While some issuers also sold 7-day puts, their exposure was much more
limited, recognizing that 7 days is too short a period of time to raise
a large amount of cash if problems developed. In addition, some issuers
have significantly reduced their exposure to 7-day and 30-day puts, pushing
put provisions to 90 days or more. Buyers have also begun questioning
the validity of a 7-day put from all but the strongest issuers.
Regulators are also
addressing the monitoring of asset liquidity relative to possible liquidity
demands. The NAIC's Life Liquidity Risk Working Group is currently looking
at ways that regulators can better measure a company's liquidity risk.

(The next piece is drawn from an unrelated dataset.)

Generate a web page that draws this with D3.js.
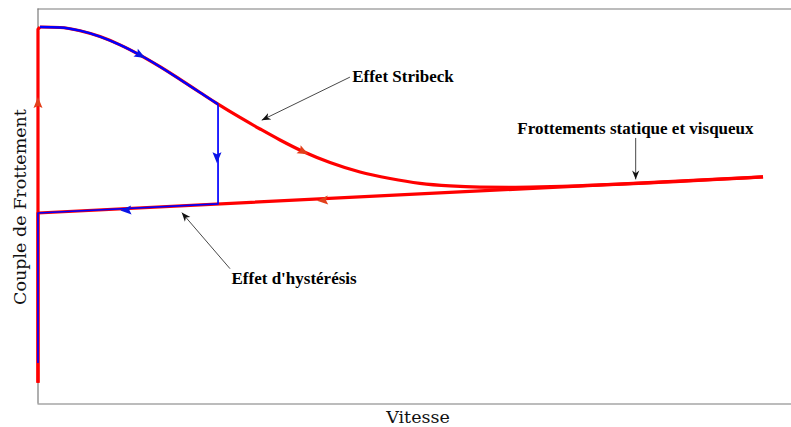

The N.Y. Insurance Department has issued Circular Letter No. 35, which
requires N.Y. licensed insurers to disclose short-term cash requirements
and available liquid assets. It has also encouraged companies to adopt
formal crisis liquidity plans, if they have not already done so. These
plans should include not only liquid assets, but all sources of liquidity
such as company surplus and standby lines of credit.
With the General
American situation behind us, and with issuers, regulators and rating
agencies refining liquidity monitoring and management, the short-term
variable rate funding agreement should continue to provide benefits to
both buyers and sellers.
1 Fabozzi, "Bond Markets, Analysis and Strategies."
2 Moody's Special Comment, "Moody's Looks At Risk Management & The New Life Insurance Risks."
3 Rule 2a-7(a)(9)(iii)
4 Moody's Special Comment, "General American: A Case Study In Liquidity Risk."